November 1998 Trip A two-person team from CSMHI (Volkan and Urbanovich) traveled to Georgia to build on the findings from the May 1998 assessment trip. During this trip they were briefed extensively by FDHR members on their various programs and tentatively identified areas of collaboration. As in May 1998, the team visited Tbilisi Sea, a refugee complex outside Tbilisi, and traveled with FDHR to Tskhinvali to meet with South Ossetian counterparts there. While at Tbilisi Sea, the team met for a second time with members of the Balanchivadze family whom they had met the previous May. The team conducted a series of workshops with FDHR members, including a joint meeting with the South Ossetians.
March 1999 Trip A four-person team from CSMHI (Volkan, Urbanovich, Thomson, Saathoff) traveled to Tbilisi where they held workshops with FDHR and visited Tbilisi Sea, where they interviewed the Balanchivadze family.
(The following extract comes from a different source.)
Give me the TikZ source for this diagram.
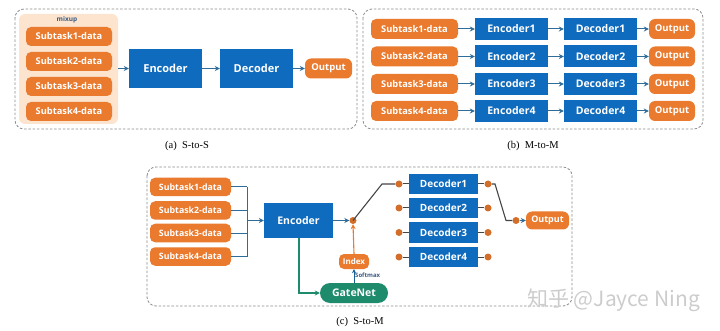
\documentclass[tikz,border=0pt]{standalone}
\usepackage{fontspec}
\setmainfont{Liberation Serif}
\newfontfamily\boxfont{Open Sans}
\newfontfamily\cjkwm{Noto Sans CJK SC}
\usetikzlibrary{arrows.meta}
\definecolor{orng}{HTML}{E97A2E}
\definecolor{mixbgc}{HTML}{FCE4CF}
\definecolor{blu}{HTML}{0F6BBD}
\definecolor{arrc}{HTML}{2F6C98}
\definecolor{swc}{HTML}{454545}
\definecolor{gnet}{HTML}{1D8B6C}
\definecolor{frame}{HTML}{8C8C8C}
\definecolor{lbl}{HTML}{3D5A80}
\begin{document}
\begin{tikzpicture}[x=1pt,y=-1pt,
  panel/.style={draw=frame, dashed, dash pattern=on 2.5pt off 1.8pt, line width=0.8pt, rounded corners=9pt},
  data/.style={fill=orng, text=white, rounded corners=5pt, inner sep=0pt,
    font=\boxfont\bfseries\fontsize{9.3}{11}\selectfont, minimum width=86pt, minimum height=19pt},
  datac/.style={data, minimum width=81pt, minimum height=18.5pt,
    font=\boxfont\bfseries\fontsize{8.8}{10}\selectfont},
  block/.style={fill=blu, text=white, inner sep=0pt,
    font=\boxfont\bfseries\fontsize{11}{13}\selectfont},
  outbox/.style={fill=orng, text=white, rounded corners=6pt, inner sep=0pt,
    font=\boxfont\bfseries\fontsize{9.5}{11}\selectfont, minimum height=20pt},
  arr/.style={draw=arrc, line width=1pt, -{Stealth[length=5pt,width=5pt]}},
  wire/.style={draw=arrc, line width=1pt},
  sw/.style={draw=swc, line width=1.1pt},
  dot/.style={circle, fill=orng!90!black, inner sep=0pt, minimum size=7pt},
  captext/.style={font=\fontsize{10.5}{12}\selectfont}
]
\useasboundingbox (0,0) rectangle (720,331);

% ---------- (a) S-to-S ----------
\draw[panel] (15,9) rectangle (357,129);
\node[fill=mixbgc, rounded corners=6pt, minimum width=99pt, minimum height=110pt,
  inner sep=0pt] (mixbg) at (68.5,69) {};
\node[font=\boxfont\bfseries\fontsize{6.5}{7}\selectfont, text=lbl] (mixlbl) at (67,19.5) {mixup};
\node[data] (a1) at (69,36.5) {Subtask1-data};
\node[data] (a2) at (69,61.5) {Subtask2-data};
\node[data] (a3) at (69,86.5) {Subtask3-data};
\node[data] (a4) at (69,111.5) {Subtask4-data};
\node[block, minimum width=73pt, minimum height=39pt] (encA) at (165.5,68.5) {Encoder};
\node[block, minimum width=73pt, minimum height=39pt] (decA) at (256.5,68.5) {Decoder};
\node[outbox, minimum width=47pt] (outA) at (328.5,68.5) {Output};
\draw[arr] (mixbg.east |- encA) -- (encA.west);
\draw[arr] (encA) -- (decA);
\draw[arr] (decA) -- (outA);
\node[captext] (capA) at (187,146) {(a)\hspace{0.5em}S-to-S};

% ---------- (b) M-to-M ----------
\draw[panel] (363,9) rectangle (703,129);
\foreach \i/\y in {1/29,2/56.5,3/84,4/111}{
  \node[data, minimum width=87pt, minimum height=20pt] (b\i) at (414.5,\y) {Subtask\i-data};
  \node[block, minimum width=73pt, minimum height=22pt,
    font=\boxfont\bfseries\fontsize{10.5}{12}\selectfont] (encB\i) at (511.5,\y) {Encoder\i};
  \node[block, minimum width=73pt, minimum height=22pt,
    font=\boxfont\bfseries\fontsize{10.5}{12}\selectfont] (decB\i) at (600.5,\y) {Decoder\i};
  \node[outbox, minimum width=46pt] (outB\i) at (672,\y) {Output};
  \draw[arr] (b\i) -- (encB\i);
  \draw[arr] (encB\i) -- (decB\i);
  \draw[arr] (decB\i) -- (outB\i);
}
\node[captext] (capB) at (533,146) {(b)\hspace{0.5em}M-to-M};

% ---------- (c) S-to-M ----------
\draw[panel] (147,167) rectangle (572,306);
\node[datac] (c1) at (190.5,187) {Subtask1-data};
\node[datac] (c2) at (190.5,210.5) {Subtask2-data};
\node[datac] (c3) at (190.5,233) {Subtask3-data};
\node[datac] (c4) at (190.5,256.5) {Subtask4-data};
\node[block, minimum width=69pt, minimum height=35pt,
  font=\boxfont\bfseries\fontsize{10.5}{12}\selectfont] (encC) at (298.5,220.5) {Encoder};
\coordinate (bus) at (247,220.5);
\foreach \i in {1,...,4}{ \draw[wire] (c\i.east) -- (bus |- c\i); }
\draw[wire] (bus |- c1) -- (bus |- c4);
\draw[arr] (bus) -- (encC.west);

% gating switch
\node[dot] (s0) at (353,220.5) {};
\draw[arr] (encC.east) -- (s0.west);
\foreach \i/\y in {1/184,2/208,3/232.5,4/257}{
  \node[block, minimum width=69pt, minimum height=20pt,
    font=\boxfont\bfseries\fontsize{10}{12}\selectfont] (decC\i) at (443.5,\y) {Decoder\i};
  \node[dot] (l\i) at (399,\y) {};
  \node[dot] (r\i) at (488,\y) {};
  \draw[swc, line width=1pt] (l\i) -- (decC\i.west);
  \draw[swc, line width=1pt] (decC\i.east) -- (r\i);
}
\coordinate (kneeA) at (382,184);
\draw[sw] (s0.center) -- (kneeA) -- (l1.west);
\node[outbox, minimum width=43pt, minimum height=18pt,
  font=\boxfont\bfseries\fontsize{9}{10}\selectfont] (outC) at (547.5,220.5) {Output};
\node[dot] (so) at (516,220.5) {};
\coordinate (kneeB) at (495,184);
\coordinate (kneeC) at (506,220.5);
\draw[sw] (r1.east) -- (kneeB) -- (kneeC) -- (so.west);
\draw[arr] (so.east) -- (outC.west);

% gate network
\node[fill=orng, text=white, rounded corners=5pt, inner sep=0pt, minimum width=30pt,
  minimum height=15pt, font=\boxfont\bfseries\fontsize{8}{9}\selectfont] (idx) at (354,261.5) {Index};
\node[fill=gnet, text=white, rounded corners=10pt, inner sep=0pt, minimum width=68pt,
  minimum height=20pt, font=\boxfont\bfseries\fontsize{10.5}{12}\selectfont] (gate) at (354,293) {GateNet};
\draw[draw=orng, line width=1.1pt, -{Stealth[length=5pt,width=5pt]}] (idx.north) -- (s0.south);
\draw[draw=gnet!70!blue, line width=1pt, -{Stealth[length=4pt,width=4pt]}] (gate.north) -- (idx.south);
\node[anchor=west, inner sep=0pt, text=lbl, font=\boxfont\bfseries\fontsize{6}{7}\selectfont] (smax) at (355,275) {Softmax};
\draw[draw=gnet, line width=1.1pt, -{Stealth[length=5pt,width=5pt]}] (encC.south -| 299,0) |- (gate.west);
\node[captext] (capC) at (360,322) {(c)\hspace{0.5em}S-to-M};

% watermark
\node[anchor=west, inner sep=0pt, text=gray!40, font=\cjkwm\fontsize{21}{23}\selectfont] (wm) at (527,300) {知乎 @Jayce Ning};
\end{tikzpicture}
\end{document}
When they traveled to Tskhinvali (South Ossetia), they held joint sessions with FDHR and South Ossetian government officials to inform them of these activities and to seek their support and cooperation. Back in Tbilisi, CSMHI met with the Georgian Minister of Public Health, with a representative of the UN Office for the Coordination of Humanitarian affairs, and with the director of the UNHCR mobile team in Georgia. The team also gave a lecture on trauma, prejudice, and children at Tbilisi State University.
August 1999 Trip Drs. Volkan, Urbanovich, and Thomson made presentations at a conference in Tbilisi organized by FDHR entitled Society and Psychological Support and later presented a day of seminars on psychological topics to the FDHR group alone. CSMHI held several meetings with the FDHR group and interviewed the Balanchivadze family at Tbilisi Sea. During this trip a crucial juncture in the Georgia-South Ossetian collaboration was also reached. Instead of traveling with the Georgians to meet in Tskhinvali (South Ossetia), CSMHI invited members of the South Ossetian group to come to Tbilisi. With permission from South Ossetian officials, a group of South Ossetian teachers traveled to Tbilisi for the first time, to meet with FDHR and CSMHI.